The trick in Capes is, I think, growing a thick skin to refuse to invest debt into any conflict type you dont want to see more of. Because if you fight this time, it just teaches the other players that you want more.

So if a player use a conflict to put my good name at risk, or kill my beloved, or any other type of story I *don't* want to see happen again, then I just have to refuse to engage.

When they finally create for me the kind of story options that I like, stake debt like mad to train them what I want them to be doing.
-Sindyr

Matthew Glover

Quote from: Sindyr on April 04, 2006, 09:43:14 PM
The trick in Capes is, I think, growing a thick skin to refuse to invest debt into any conflict type you dont want to see more of. Because if you fight this time, it just teaches the other players that you want more.

Really?  My interpretation was that the "trick" is to (A) fight like hell to prevent the things you don't want to see happen and (B) loosen your grip on the character a little so that you can still enjoy the game it if you lose, knowing that the debt and story tokens you'll get will give you an edge the next time.

Sindyr

I think that is one way to play, but a more subtle strategy would be to not fight (and therefor lose) a few Conflicts if that causes the other players to not waste their time creating the kinds of conflicts that one will not engage in.

Ultimately, the other players will try to latch onto your hot buttons to try to manipulate you to giving them story tokens.

If you simply refuse to reward them so unless they engage you the way you want to be engaged, you have won the war, even if you have surrendered a few battles along the way.

Getting a player to stake debt is the only effective way to get a LOT of tokens.  YOU have the debt, and you have ABSOLUTE control over it.

So if you want to have a story where the main issue is, say, your parents identity, then simply let it be known that you will fight for those goals, and see if they don't get supplied.

Or, if you are tired of the endless loop of the other players putting your character's girlfriend in jeopardy over and over again, then (and I admit this is hard) don't rescue her.  Or rescue her and then narrate breaking up with her.

Better yet, develop a cavalier attitude.  If other players threaten the life of your hero's girlfriend, have that hero go with "there's more fish in the sea".

Sure, I know that may see unheroic, but this is Capes, and unless you either like the rescue of the week stories your best bet is to let it go.  You let enough of those go, the players will stop putting them at risk.

Remember, the core fact is anytime you fight for control of a conflict, you are *teaching* the other players that you want more conflicts just like this one.
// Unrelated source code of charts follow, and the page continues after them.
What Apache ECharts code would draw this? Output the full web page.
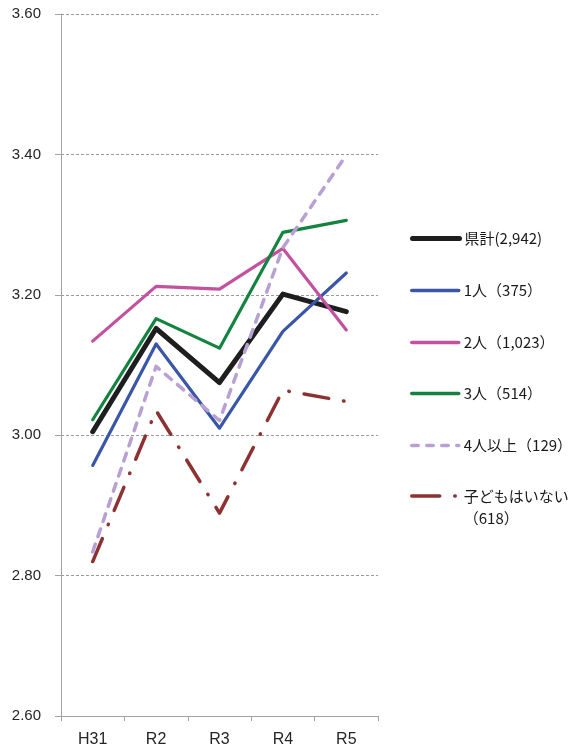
<!DOCTYPE html>
<html><head><meta charset="utf-8">
<script src="https://cdn.jsdelivr.net/npm/echarts@6/dist/echarts.min.js"></script>
<style>html,body{margin:0;padding:0;background:#fff}#c{width:584px;height:751px}</style>
</head><body><div id="c"></div>
<script>
const categories = ['H31', 'R2', 'R3', 'R4', 'R5'];
const seriesNames = ['県計(2,942)', '1人（375）', '2人（1,023）', '3人（514）', '4人以上（129）', '子どもはいない（618）'];
const totalValues = [3.005, 3.152, 3.075, 3.201, 3.176];
const oneChildValues = [2.957, 3.130, 3.010, 3.148, 3.231];
const twoChildrenValues = [3.134, 3.212, 3.208, 3.266, 3.150];
const threeChildrenValues = [3.022, 3.166, 3.124, 3.289, 3.306];
const fourPlusValues = [2.834, 3.098, 3.021, 3.267, 3.399];
const noChildrenValues = [2.820, 3.035, 2.889, 3.064, 3.048];
const yTicks = ['2.60', '2.80', '3.00', '3.20', '3.40', '3.60'];

const allValues = [totalValues, oneChildValues, twoChildrenValues, threeChildrenValues, fourPlusValues, noChildrenValues];
const colors = ['#1e1e1e', '#3a56a6', '#c2519f', '#13833f', '#b8a1d2', '#8c3232'];
const styles = [
  {width: 5, type: 'solid', cap: 'round'},
  {width: 3.2, type: 'solid', cap: 'round'},
  {width: 3.2, type: 'solid', cap: 'round'},
  {width: 3.2, type: 'solid', cap: 'round'},
  {width: 3.5, type: [8, 8], cap: 'round'},
  {width: 3.5, type: [25, 15, 0.5, 15], cap: 'round'}
];
const legendStyles = [
  {width: 5, type: 'solid', cap: 'round'},
  {width: 3.5, type: 'solid', cap: 'round'},
  {width: 3.5, type: 'solid', cap: 'round'},
  {width: 3.5, type: 'solid', cap: 'round'},
  {width: 3.5, type: [6.5, 8.5], cap: 'round'},
  {width: 3.5, type: [28, 15, 0.5, 15], cap: 'round'}
];
const legendCenters = [238, 290, 342, 393, 445, 496];
const jp = '"Noto Sans CJK JP", "Noto Sans", sans-serif';

const series = allValues.map((vals, i) => ({
  name: seriesNames[i],
  type: 'line',
  data: vals,
  symbol: 'none',
  color: colors[i],
  lineStyle: Object.assign({color: colors[i], join: 'round'}, styles[i]),
  z: 2 + i,
  animation: false
}));

const legends = seriesNames.map((n, i) => {
  const last = i === seriesNames.length - 1;
  return {
    data: [n],
    orient: 'vertical',
    left: 410,
    top: last ? legendCenters[i] - 33 : legendCenters[i] - 7,
    itemWidth: 47,
    itemHeight: 14,
    padding: 0,
    selectedMode: false,
    itemStyle: {opacity: 0},
    lineStyle: Object.assign({color: colors[i]}, legendStyles[i]),
    formatter: last ? function (name) { return ' \n子どもはいない\n（618）'; } : undefined,
    textStyle: last
      ? {fontFamily: jp, fontSize: 15, color: '#1a1a1a', lineHeight: 22}
      : {fontFamily: jp, fontSize: 15, color: '#1a1a1a', lineHeight: 14}
  };
});

const chart = echarts.init(document.getElementById('c'), null, {renderer: 'canvas'});
chart.setOption({
  backgroundColor: '#fff',
  animation: false,
  grid: {left: 61, right: 206, top: 14, bottom: 35, containLabel: false},
  legend: legends,
  xAxis: {
    type: 'category',
    data: categories,
    boundaryGap: true,
    axisLine: {lineStyle: {color: '#a3a3a3', width: 1}},
    axisTick: {show: true, length: 5, lineStyle: {color: '#a3a3a3'}},
    axisLabel: {margin: 16, fontFamily: '"Liberation Sans", Arial, sans-serif', fontSize: 16, color: '#262626'},
    splitLine: {show: false}
  },
  yAxis: {
    type: 'value',
    min: 2.6,
    max: 3.6,
    interval: 0.2,
    axisLine: {show: true, lineStyle: {color: '#a3a3a3', width: 1}},
    axisTick: {show: true, length: 6, lineStyle: {color: '#a3a3a3'}},
    axisLabel: {
      margin: 20,
      fontFamily: '"Liberation Sans", Arial, sans-serif', fontSize: 15, color: '#262626',
      formatter: function (v) { const s = v.toFixed(2); return yTicks.indexOf(s) >= 0 ? s : ''; }
    },
    splitLine: {show: true, lineStyle: {color: '#9a9a9a', type: [3, 2], width: 1}}
  },
  series: series
});
</script>
</body></html>
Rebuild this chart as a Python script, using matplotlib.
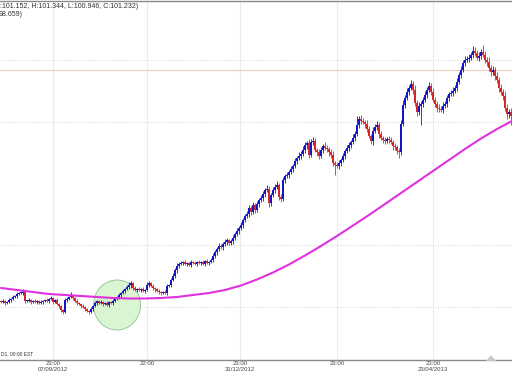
import matplotlib
matplotlib.use("Agg")
import matplotlib.pyplot as plt
from matplotlib.patches import Ellipse

plt.rcParams['font.family'] = ['Liberation Sans', 'DejaVu Sans']

# Daily closes (USDJPY-like), one per bar
closes = [
    78.3, 78.4, 78.2, 78.3, 78.5, 78.6, 78.8, 78.9, 79.1, 79.2,
    79.2, 79.3, 78.4, 78.4, 78.5, 78.3, 78.4, 78.3, 78.4, 78.2,
    78.3, 78.4, 78.5, 78.4, 78.6, 78.7, 78.3, 78.5, 78.1, 77.9,
    77.5, 77.3, 78.5, 78.6, 78.8, 79.0, 78.7, 78.4, 78.2, 78.1,
    77.9, 77.8, 77.6, 77.4, 77.3, 77.6, 77.9, 78.2, 78.4, 78.2,
    78.3, 78.1, 78.2, 78.0, 78.3, 78.2, 78.4, 78.6, 78.8, 79.0,
    79.2, 79.4, 79.6, 79.8, 80.0, 80.2, 79.7, 79.5, 79.6, 79.5,
    79.6, 79.4, 79.5, 80.0, 80.2, 79.9, 79.7, 79.6, 79.4, 79.3,
    79.2, 79.3, 79.2, 79.9, 80.0, 80.5, 80.9, 81.5, 81.9, 82.1,
    82.2, 82.3, 82.1, 82.2, 82.0, 82.3, 82.2, 82.1, 82.3, 82.2,
    82.3, 82.1, 82.4, 82.2, 82.3, 82.5, 82.9, 83.3, 83.6, 83.9,
    83.8, 84.1, 84.3, 84.5, 84.2, 84.4, 84.7, 85.1, 85.4, 85.7,
    86.0, 86.5, 86.9, 87.1, 87.7, 87.3, 88.0, 87.5, 88.1, 88.5,
    88.7, 89.1, 89.5, 89.6, 88.2, 89.0, 89.5, 89.8, 90.0, 88.8,
    88.6, 90.5, 90.9, 91.0, 91.3, 91.6, 91.9, 92.4, 92.7, 92.9,
    93.1, 93.5, 94.0, 94.2, 93.0, 94.3, 94.4, 93.5, 93.3, 92.9,
    93.5, 93.9, 93.7, 93.6, 93.3, 93.0, 92.2, 92.0, 91.9, 92.2,
    92.5, 92.9, 93.4, 93.7, 94.0, 94.3, 94.7, 95.1, 96.0, 96.6,
    96.4, 96.3, 96.1, 95.6, 94.9, 94.4, 95.4, 95.8, 96.0, 95.1,
    94.7, 94.5, 94.4, 94.6, 94.5, 94.3, 93.9, 93.8, 93.4, 93.3,
    96.1, 98.0, 98.7, 99.3, 99.7, 100.1, 99.5, 98.2, 97.3, 97.9,
    98.1, 98.5, 99.0, 99.5, 99.9, 99.3, 98.5, 98.1, 97.7, 97.6,
    97.5, 97.9, 98.1, 98.7, 99.1, 99.2, 99.4, 99.7, 100.3, 101.0,
    101.5, 102.2, 102.5, 102.6, 102.7, 103.0, 103.4, 103.2, 102.7, 102.9,
    103.3, 103.0, 102.5, 102.3, 101.7, 101.3, 101.5, 100.9, 100.5, 99.7,
    99.3, 98.9, 97.7, 97.1, 97.3, 96.9,
]
first_open = 78.4

# Upper / lower shadow lengths per bar, in tenths of a yen
wick_up = [
    1, 2, 1, 1, 2, 1, 2, 1, 2, 1,  2, 3, 1, 1, 2, 1, 1, 2, 1, 1,
    2, 1, 1, 2, 1, 2, 1, 1, 2, 1,  1, 1, 2, 2, 1, 3, 1, 1, 2, 1,
    1, 2, 1, 1, 1, 2, 1, 2, 1, 1,  2, 1, 1, 2, 1, 1, 2, 1, 1, 2,
    1, 2, 1, 2, 3, 2, 1, 2, 1, 2,  1, 2, 1, 3, 2, 1, 2, 1, 1, 2,
    1, 1, 2, 2, 1, 2, 3, 2, 3, 2,  2, 1, 2, 1, 1, 2, 1, 2, 1, 2,
    1, 2, 1, 2, 1, 2, 3, 2, 2, 3,  2, 2, 3, 2, 1, 2, 3, 2, 3, 2,
    3, 2, 2, 3, 3, 2, 3, 2, 3, 2,  3, 3, 2, 4, 3, 2, 3, 3, 4, 2,
    3, 3, 2, 3, 2, 3, 2, 3, 2, 4,  3, 4, 3, 2, 4, 3, 4, 3, 2, 3,
    3, 2, 4, 3, 2, 3, 4, 2, 3, 3,  2, 3, 2, 3, 3, 2, 4, 3, 5, 3,
    4, 3, 2, 4, 3, 2, 4, 3, 4, 3,  3, 2, 3, 2, 3, 3, 2, 3, 2, 3,
    4, 5, 3, 4, 3, 4, 3, 5, 3, 4,  3, 3, 4, 3, 4, 3, 4, 3, 3, 4,
    3, 4, 3, 3, 2, 3, 4, 3, 4, 3,  4, 3, 4, 3, 4, 3, 5, 4, 3, 4,
    3, 0, 4, 3, 5, 3, 4, 3, 4, 3,  4, 3, 5, 4, 3, 4,
]
wick_dn = [
    1, 1, 2, 1, 1, 2, 1, 1, 2, 1,  1, 2, 2, 1, 1, 2, 1, 1, 2, 1,
    1, 2, 1, 1, 2, 1, 2, 1, 1, 2,  2, 0, 1, 2, 1, 1, 2, 1, 2, 1,
    2, 1, 2, 1, 0, 1, 2, 1, 2, 1,  1, 2, 1, 1, 2, 1, 2, 1, 1, 2,
    2, 1, 2, 1, 2, 3, 2, 1, 2, 1,  2, 1, 2, 1, 2, 1, 2, 3, 1, 2,
    2, 1, 1, 2, 1, 2, 1, 2, 3, 2,  1, 2, 1, 2, 1, 2, 1, 1, 2, 1,
    2, 1, 2, 1, 2, 1, 2, 2, 3, 2,  2, 3, 2, 3, 2, 2, 3, 2, 2, 3,
    2, 3, 2, 2, 3, 3, 2, 3, 2, 3,  2, 3, 3, 2, 4, 3, 2, 3, 2, 3,
    3, 2, 3, 2, 3, 2, 3, 2, 3, 2,  3, 2, 3, 4, 3, 2, 3, 2, 4, 3,
    2, 3, 2, 3, 4, 3, 3, 0, 2, 3,  3, 2, 3, 2, 3, 3, 2, 3, 2, 3,
    3, 2, 4, 3, 2, 3, 4, 2, 3, 4,  2, 3, 3, 2, 3, 2, 4, 3, 3, 0,
    3, 2, 3, 2, 3, 2, 4, 3, 4, 3,  0, 3, 2, 3, 2, 3, 2, 3, 4, 3,
    2, 3, 2, 3, 3, 2, 3, 2, 3, 2,  3, 2, 3, 2, 3, 2, 3, 3, 2, 3,
    3, 2, 3, 4, 3, 4, 3, 4, 3, 4,  3, 4, 3, 5, 4, 0,
]

# Notable extreme shadows (bar index -> (high, low)); None keeps the default
extremes = {
    31: (None, 77.1), 44: (None, 77.1), 167: (None, 91.0),
    178: (96.9, None), 199: (None, 92.7), 210: (None, 96.0),
    241: (104.0, None), 255: (None, 96.0),
}

# Moving average (bar index, value)
ma_idx = [0, 8, 16, 24, 32, 40, 48, 56, 64, 72, 80, 88, 96, 104, 112, 120,
          128, 136, 144, 152, 160, 168, 176, 184, 192, 200, 208, 216, 224,
          232, 240, 248, 255.5]
ma_val = [79.7, 79.5, 79.3, 79.1, 79.0, 78.9, 78.8, 78.7, 78.65, 78.65,
          78.7, 78.8, 79.0, 79.2, 79.5, 79.95, 80.55, 81.25, 82.05, 82.95,
          83.9, 84.9, 85.95, 87.0, 88.1, 89.2, 90.3, 91.4, 92.5, 93.6,
          94.65, 95.6, 96.4]

tick_pos = [26, 73, 119.5, 168, 216]
tick_labels = ["23:00\n07/09/2012", "22:00", "23:00\n31/12/2012", "23:00", "23:00\n23/04/2013"]
grid_prices = [102.5, 96.3, 84.0, 77.8]
bid_price = 101.5

UP = "#1414c8"
DN = "#d42828"

W, H = 512, 377
fig = plt.figure(figsize=(W / 100, H / 100), dpi=100)
fig.patch.set_facecolor("white")
ax = fig.add_axes([0, (H - 360) / H, 1, (360 - 1) / H])
ax.set_xlim(-0.5, len(closes) - 0.5)
ax.set_ylim((1085 - 360) / 10, (1085 - 1) / 10)

# grid
for p in grid_prices:
    ax.axhline(p, color="#d8d8d8", lw=0.7, ls=(0, (1, 1.5)), zorder=0)
for t in tick_pos:
    ax.axvline(t, color="#ececec", lw=0.8, zorder=0)
ax.axhline(bid_price, color="#f2c8c8", lw=0.8, zorder=0.5)

# highlight ellipse
ax.add_patch(Ellipse((58, 78.0), 23.5, 5.0, facecolor="#d9f5d2", edgecolor="#9cc89c",
                     lw=0.7, zorder=1))

# candles
opens = [first_open] + closes[:-1]
for i, (o, c) in enumerate(zip(opens, closes)):
    col = UP if c >= o else DN
    hi = max(o, c) + wick_up[i] / 10
    lo = min(o, c) - wick_dn[i] / 10
    if i in extremes:
        h2, l2 = extremes[i]
        if h2 is not None:
            hi = h2
        if l2 is not None:
            lo = l2
    ax.vlines(i, lo, hi, color=col, lw=0.6, zorder=2)
    bottom = min(o, c)
    height = max(abs(c - o), 0.08)
    ax.bar(i, height, bottom=bottom, width=0.8, color=col, lw=0, zorder=2)

# moving average
ax.plot(ma_idx, ma_val, color="#e030e0", lw=1.5, zorder=3, solid_capstyle="round")

# axes styling
for s in ["left", "right"]:
    ax.spines[s].set_visible(False)
ax.spines["bottom"].set_color("#8a8a8a")
ax.spines["bottom"].set_linewidth(1.0)
ax.spines["top"].set_color("#8a8a8a")
ax.spines["top"].set_linewidth(1.0)
ax.set_yticks([])
ax.set_xticks(tick_pos)
ax.set_xticklabels(tick_labels, fontsize=4.3, color="#444444", linespacing=1.15)
ax.tick_params(axis="x", length=0, pad=1.0)

# header texts
fig.text(0 / W, 1 - 6 / H, ":101.152, H:101.344, L:100.946, C:101.232)", fontsize=5.0,
         color="#333333", ha="left", va="center")
fig.text(-1 / W, 1 - 15 / H, "98.659)", fontsize=5.0, color="#333333", ha="left", va="center")
fig.text(1 / W, 1 - 354 / H, "D1, 00:00 EST", fontsize=3.5, color="#333333", ha="left",
         va="center")

# chart shift marker
tri = plt.Polygon([[486 / W, 1 - 361 / H], [496 / W, 1 - 361 / H], [491 / W, 1 - 355 / H]],
                  closed=True, transform=fig.transFigure, facecolor="#c8c8c8",
                  edgecolor="none")
fig.patches.append(tri)

fig.savefig("out.png", dpi=100, facecolor="white")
Be careful what you train them to do.

Capes is a brilliant game.
-Sindyr

TonyLB

This looks achingly similar to what you're saying over in Are abilities *always* available for use?  This new topic emerged when you drifted off-topic there, and it's emerging as you drift off-topic here.  My recommendation is the same:  Quote what you want, and make a thread that's actually about your search for a way to drive people away from certain areas of story without rewarding them in the process.
Just published: Capes
New Project:  Misery Bubblegum

Sindyr

As you noted on the other thread - you are correct that drift has occured.  May start a new topic later, no time to right now.  Thanks.